Cilium does roughly this. So does Pixie. The host-side veth gives you per-pod traffic with original IPs and reasonable performance.
Watching for new veths
ip monitor link
This streams netlink events as interfaces appear and disappear. Programmatic version uses golang.org/x/sys/unix.NetlinkRIB or the vishvananda/netlink library. When a new veth shows up matching your pattern (vethXXXXXXXX), attach your tc-bpf program.
Don’t try to enumerate at startup and forget. Pods restart constantly. Your agent has to re-attach as veths appear.
Container runtime quirks
Different runtimes do slightly different things:
- Docker with default bridge mode: veth pair, bridge
docker0, iptables masquerade. - containerd with CRI: similar, but bridge name varies (
cni0is common with Calico/Flannel). - Kubernetes with Cilium: no bridge, eBPF directly handles routing. Veth still exists but iptables is mostly empty.
- podman rootless: uses slirp4netns or pasta — entirely different stack, no veth at all on the host.
For rootless or specialty container modes, your eBPF observability won’t work the way it does in standard runtimes.
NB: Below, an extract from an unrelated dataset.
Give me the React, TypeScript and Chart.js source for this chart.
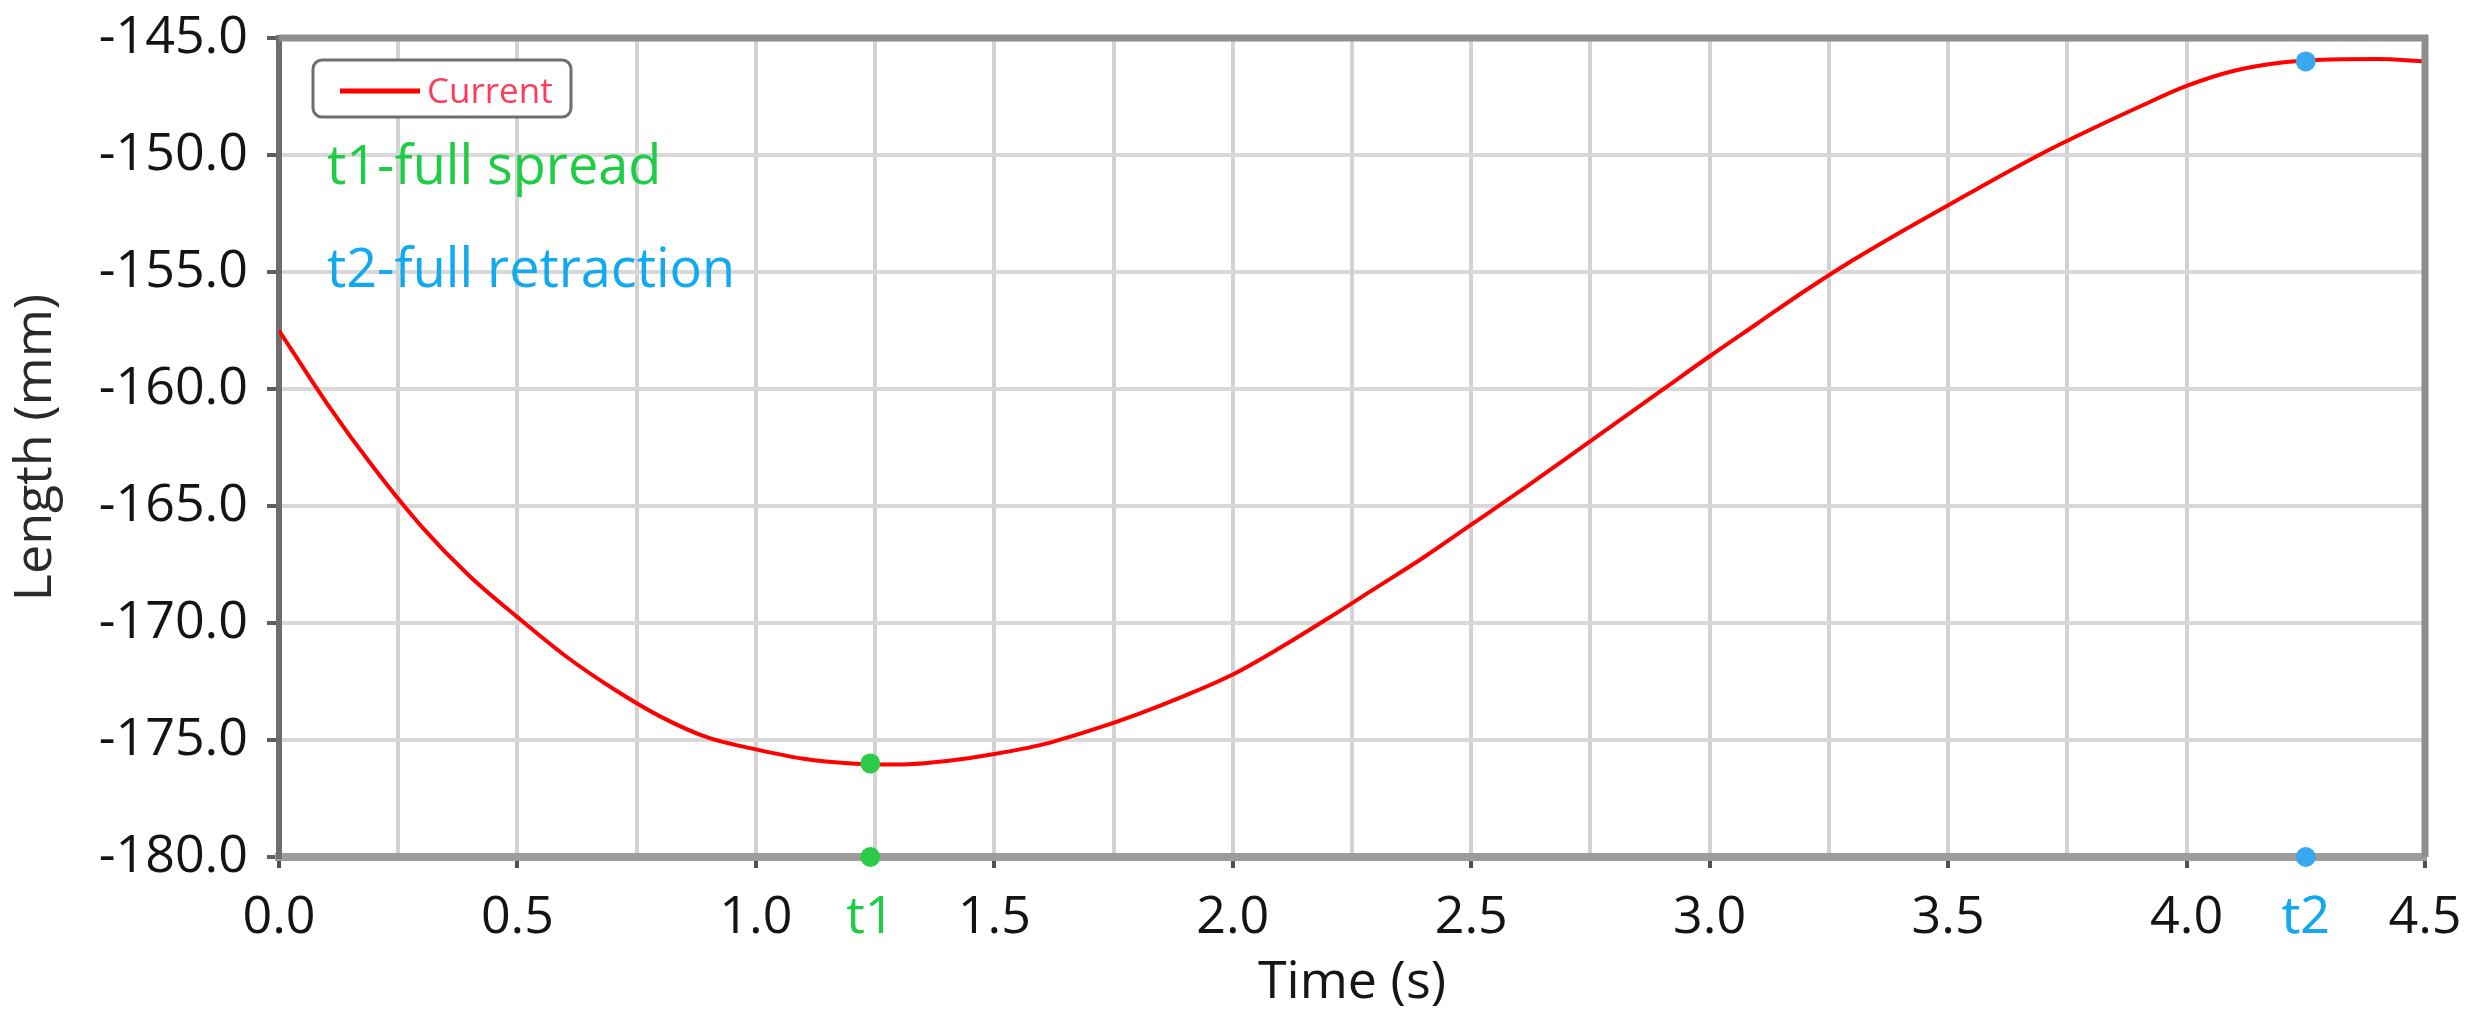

Test specifically; don’t assume.
What about hostNetwork pods?
A hostNetwork pod doesn’t have its own namespace. There’s no veth. The pod’s containers just run with the host’s networking. eBPF attached at the host’s eth0 sees everything. eBPF attached at “the pod’s veth” finds nothing because there’s no veth.
This means most observability solutions either treat hostNetwork pods specially or report them as “unobserved” until you handle them as host-level traffic. Plan for it.
Practical advice
Start with tc-bpf attached to the host’s external interface, both directions. You’ll see aggregate traffic but lose per-pod identity. This is the simplest and most reliable starting point.
When you need per-pod resolution, attach at the host-side veth and watch netlink for veth events. This is the design used by every serious K8s observability eBPF project.
Don’t reach for in-container attachment unless you specifically need the pre-SNAT, pre-routing view. The complexity isn’t worth it for most use cases.
The verifier is going to make you suffer the first few times. The patterns settle out within a project or two.